In caso di richiesta di riscatto della polizza da parte del cliente, gli istituti dovranno subentrare nel contratto e portarlo a scadenza, beneficiando dell’eventuale rendimento e rimborso del capitale. Proprio sulle modalità di questo passaggio si è giocato l’esito dell’accordo, sulla base della disponibilità dei grandi istituti di credito ad impegnarsi nel salvataggio, tutelando gli interessi dei soggetti più piccoli che avevano distribuito ai propri clienti le polizze Eurovita.

Tempi di attuazione

Questione cruciale, ora, quella dei tempi. In effetti, far confluire sotto insegne diverse il portafoglio di polizze in capo a Eurovita, non è operazione che si possa compiere velocemente. Centrata la scadenza del 30 giugno, imposta dall’Ivass per evitare una fuoriuscita incontrollata dei capitali che avrebbe potuto mettere a repentaglio l’azienda e il destino di alcuni premi, sorge ora un’altra questione: la newco temporanea destinata a rilevare il portafoglio del gruppo assicurativo non dispone, al momento, come è naturale, della licenza assicurativa. Dunque, per poter operare ha bisogno delle autorizzazioni di Ivass e Covip. Senza considerare che l’intero schema dovrà ricevere l’ok dell’Antitrust (operazione che richiederà almeno un paio di mesi), al netto di agosto, che potrebbe rappresentare un ulteriore periodo di dilazione.

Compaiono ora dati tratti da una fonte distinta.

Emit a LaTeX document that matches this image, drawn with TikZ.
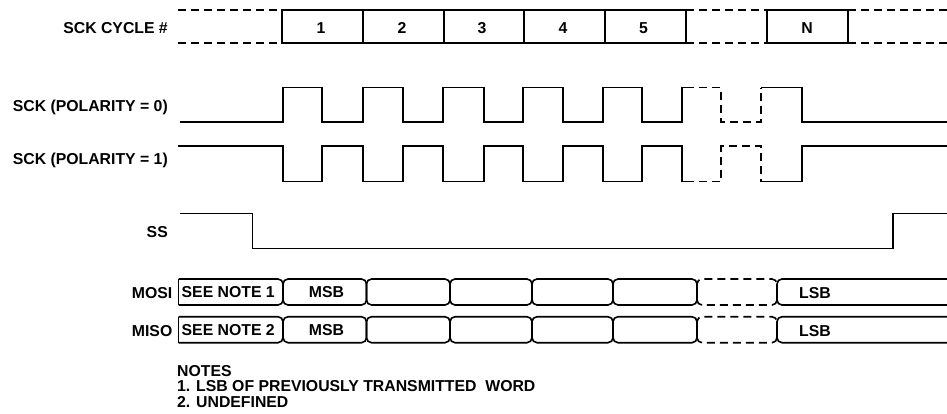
\documentclass[tikz,border=0pt]{standalone}
\usepackage{fontspec}
\setmainfont{Liberation Sans}
\begin{document}
\begin{tikzpicture}[x=1pt,y=-1pt,
  sig/.style={line width=1.6pt,line join=miter},
  dsh/.style={sig,dash pattern=on 8pt off 5pt},
  bus/.style={sig,rounded corners=5pt},
  dbus/.style={dsh,rounded corners=5pt},
  lbl/.style={font=\fontsize{15.8}{15.8}\selectfont\bfseries,inner sep=0pt}]
\useasboundingbox (0,0) rectangle (947,413);

% ---- labels ----
\node[lbl,anchor=base east] (lcyc) at (168,33) {SCK CYCLE \#};
\node[lbl,anchor=base east] (lp0) at (168,111) {SCK (POLARITY = 0)};
\node[lbl,anchor=base east] (lp1) at (168,164) {SCK (POLARITY = 1)};
\node[lbl,anchor=base east] (lss) at (168,237) {SS};
\node[lbl,anchor=base east] (lmosi) at (172.5,298.5) {MOSI};
\node[lbl,anchor=base east] (lmiso) at (172.5,336.7) {MISO};

% ---- cycle row ----
\draw[dsh] (178,10) -- (282,10);
\draw[dsh] (178,43) -- (282,43);
\draw[sig] (282,10) rectangle (686,43);
\foreach \x in {363,444,524,605} \draw[sig] (\x,10) -- (\x,43);
\draw[dsh] (686,10) -- (767,10);
\draw[dsh] (686,43) -- (767,43);
\draw[sig] (767,10) rectangle (848,43);
\draw[dsh] (848,10) -- (947,10);
\draw[dsh] (848,43) -- (947,43);
\node[lbl,anchor=base] (c1) at (321,33.3) {1};
\node[lbl,anchor=base] (c2) at (402,33.3) {2};
\node[lbl,anchor=base] (c3) at (482,33.3) {3};
\node[lbl,anchor=base] (c4) at (563,33.3) {4};
\node[lbl,anchor=base] (c5) at (643.5,33.3) {5};
\node[lbl,anchor=base] (cN) at (807,33.3) {N};

% ---- SCK polarity 0 ----
\def\Ta{87.5}\def\La{121.7}
\draw[sig] (180,\La) -- (283,\La) -- (283,\Ta) -- (322,\Ta) -- (322,\La)
  -- (363,\La) -- (363,\Ta) -- (403,\Ta) -- (403,\La)
  -- (443,\La) -- (443,\Ta) -- (484,\Ta) -- (484,\La)
  -- (523,\La) -- (523,\Ta) -- (563,\Ta) -- (563,\La)
  -- (603,\La) -- (603,\Ta) -- (642,\Ta) -- (642,\La)
  -- (682,\La) -- (682,\Ta) -- (686,\Ta);
\draw[dsh] (686,\Ta) -- (721,\Ta) -- (721,\La) -- (761,\La) -- (761,\Ta);
\draw[sig] (761,\Ta) -- (802,\Ta) -- (802,\La) -- (947,\La);

% ---- SCK polarity 1 ----
\def\Tb{146}\def\Lb{181.5}
\draw[sig] (178,\Tb) -- (283,\Tb) -- (283,\Lb) -- (322,\Lb) -- (322,\Tb)
  -- (363,\Tb) -- (363,\Lb) -- (403,\Lb) -- (403,\Tb)
  -- (443,\Tb) -- (443,\Lb) -- (484,\Lb) -- (484,\Tb)
  -- (523,\Tb) -- (523,\Lb) -- (563,\Lb) -- (563,\Tb)
  -- (603,\Tb) -- (603,\Lb) -- (642,\Lb) -- (642,\Tb)
  -- (682,\Tb) -- (682,\Lb) -- (686,\Lb);
\draw[dsh] (686,\Lb) -- (721,\Lb) -- (721,\Tb) -- (761,\Tb) -- (761,\Lb);
\draw[sig] (761,\Lb) -- (802,\Lb) -- (802,\Tb) -- (947,\Tb);

% ---- SS ----
\draw[sig] (180,213.3) -- (252.3,213.3) -- (252.3,248.3) -- (893,248.3) -- (893,213.3) -- (947,213.3);

% ---- MOSI / MISO buses ----
\foreach \t/\b in {279/305, 316.7/342.7}{
  \draw[sig] (178.5,\t) -- (178.5,\b);
  \draw[bus] (178.5,\t) -- (283,\t) -- (283,\b) -- (178.5,\b);
  \foreach \xa/\xb in {283/366.5, 366.5/450, 450/532, 532/613, 613/697}{
    \draw[bus] (\xa,{(\t+\b)/2}) -- (\xa,\t) -- (\xb,\t) -- (\xb,\b) -- (\xa,\b) -- cycle;
  }
  \draw[dbus] (697,{(\t+\b)/2}) -- (697,\t) -- (777,\t) -- (777,\b) -- (697,\b) -- cycle;
  \draw[bus] (948,\t) -- (777,\t) -- (777,\b) -- (948,\b);
}
\node[lbl,anchor=base west] (n1) at (181.5,297) {SEE NOTE 1};
\node[lbl,anchor=base] (m1) at (326.5,297) {MSB};
\node[lbl,anchor=base west] (s1) at (799,298) {LSB};
\node[lbl,anchor=base west] (n2) at (181.5,335.5) {SEE NOTE 2};
\node[lbl,anchor=base] (m2) at (326.5,335.5) {MSB};
\node[lbl,anchor=base west] (s2) at (799,336.5) {LSB};

% ---- notes ----
\node[lbl,anchor=base west] (nt0) at (177,376) {NOTES};
\node[lbl,anchor=base west] (nt1) at (177,391.7) {1. LSB OF PREVIOUSLY TRANSMITTED\ \ WORD};
\node[lbl,anchor=base west] (nt2) at (177,407.3) {2. UNDEFINED};
\end{tikzpicture}
\end{document}
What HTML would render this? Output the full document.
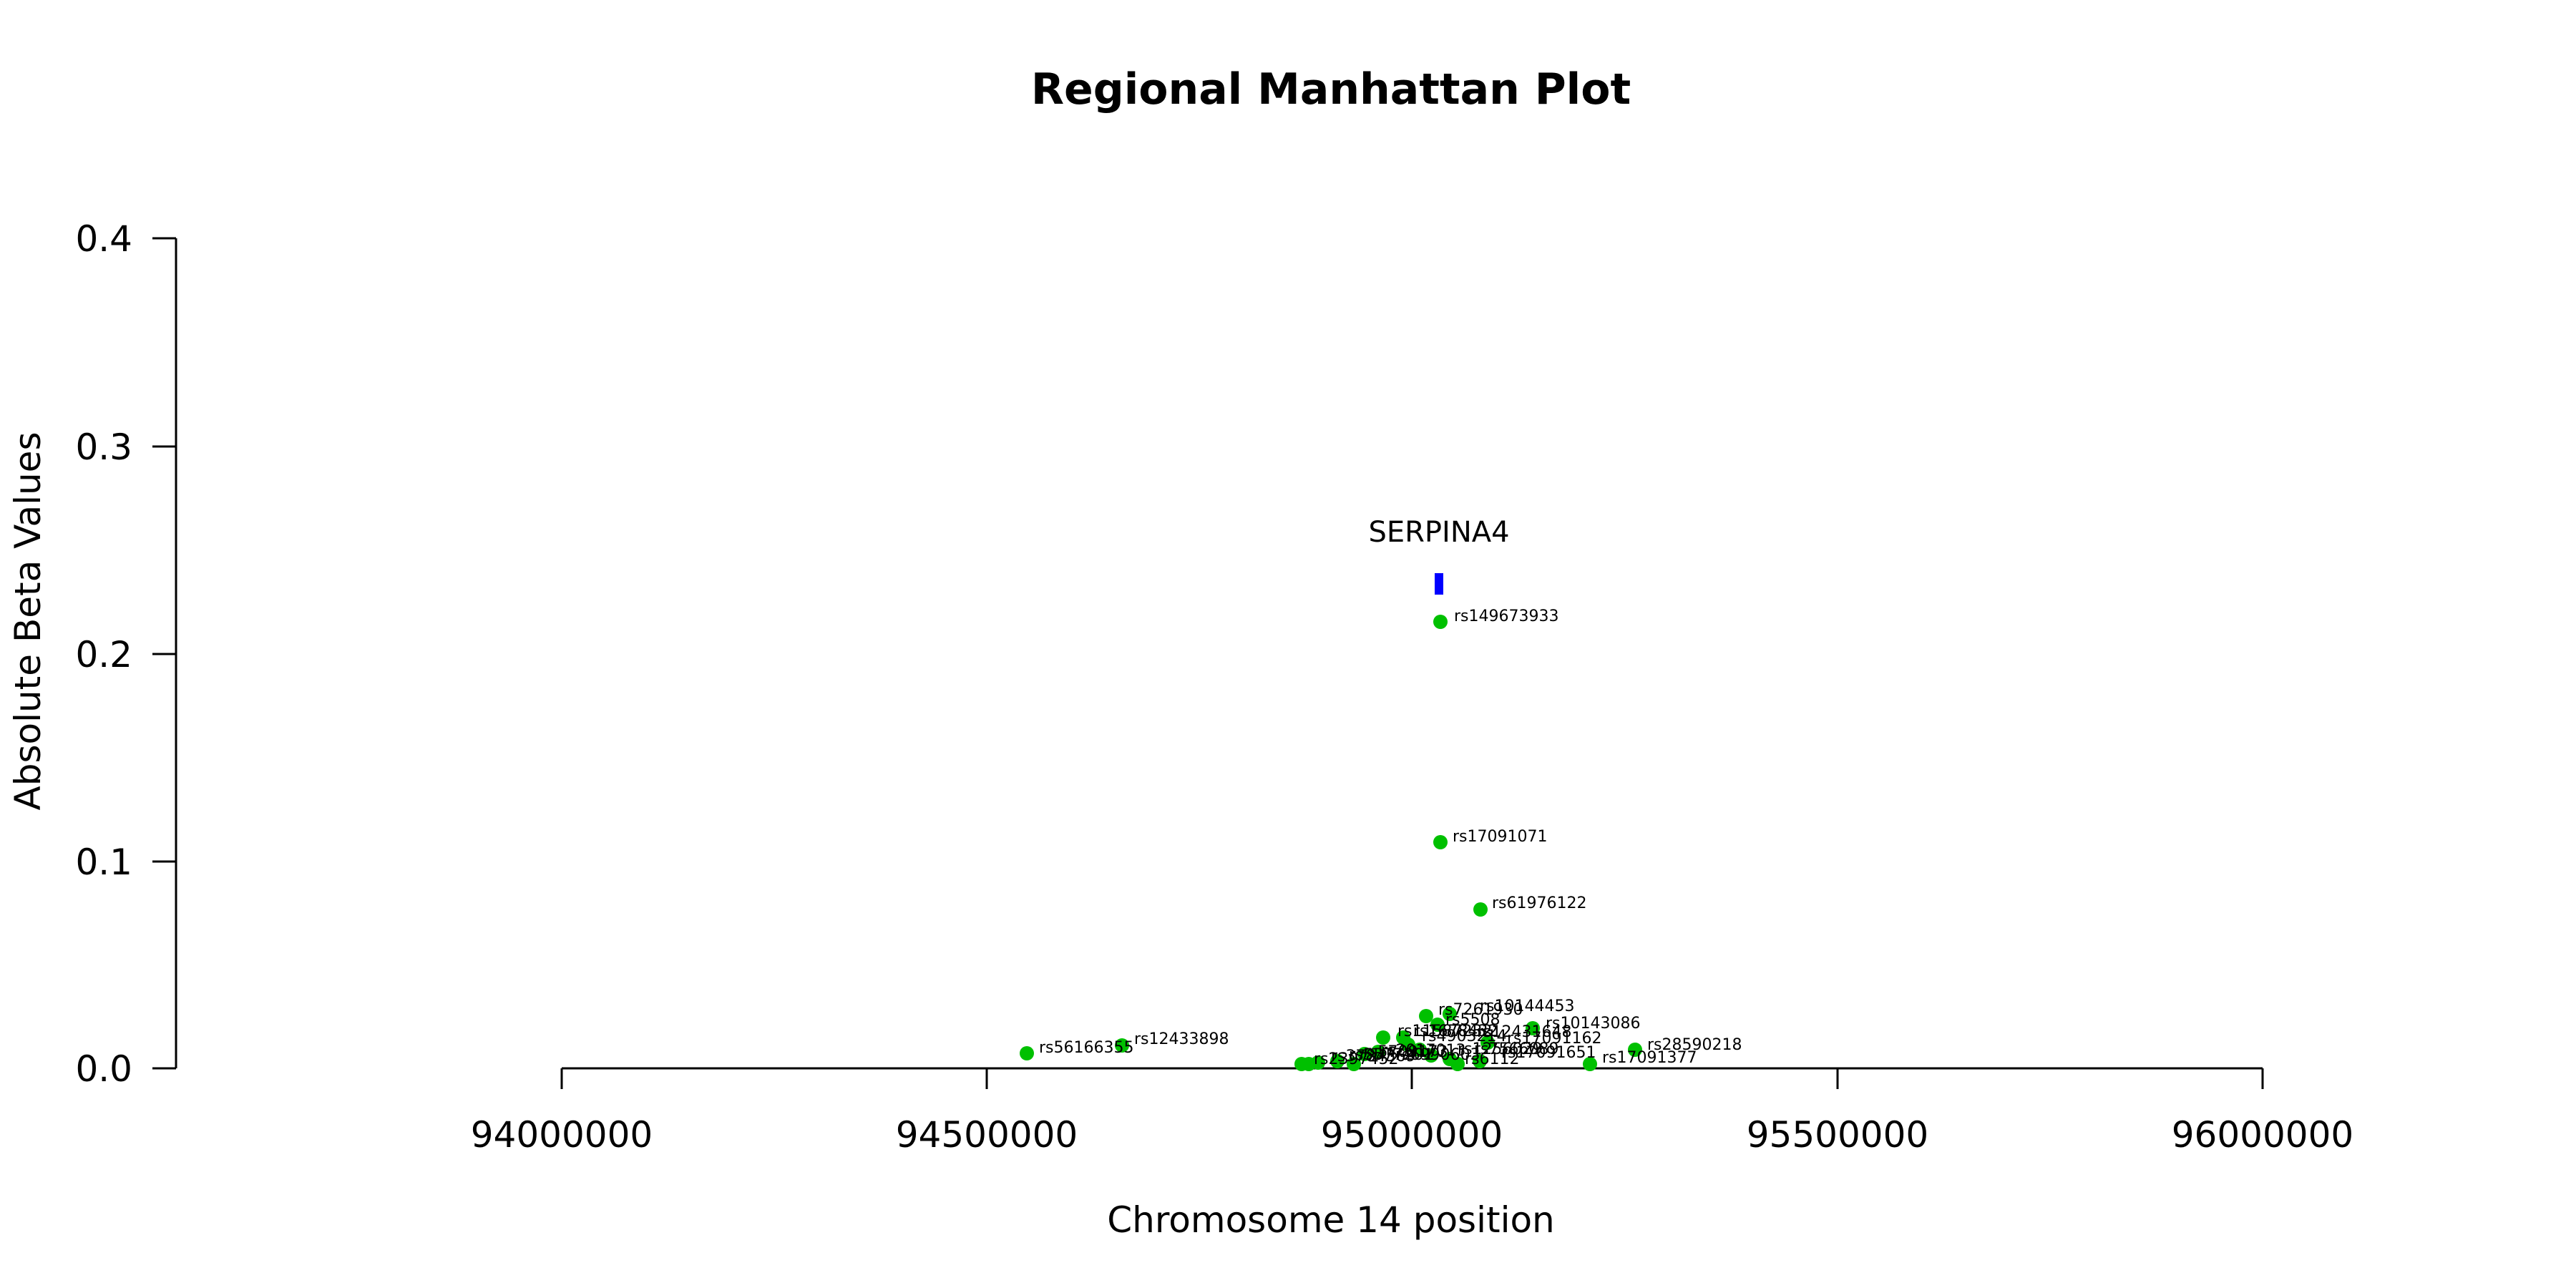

L’Ivass ha quindi disposto la proroga fino al 31 ottobre della sospensione dei riscatti delle polizze da parte dei clienti, “per consentire – secondo quanto comunicato ad accordo raggiunto – l’ordinato trasferimento delle polizze. Copre il periodo fino al 31 ottobre 2023, per tenere prudenzialmente conto dei possibili tempi tecnici richiesti dalla realizzazione del trasferimento stesso”.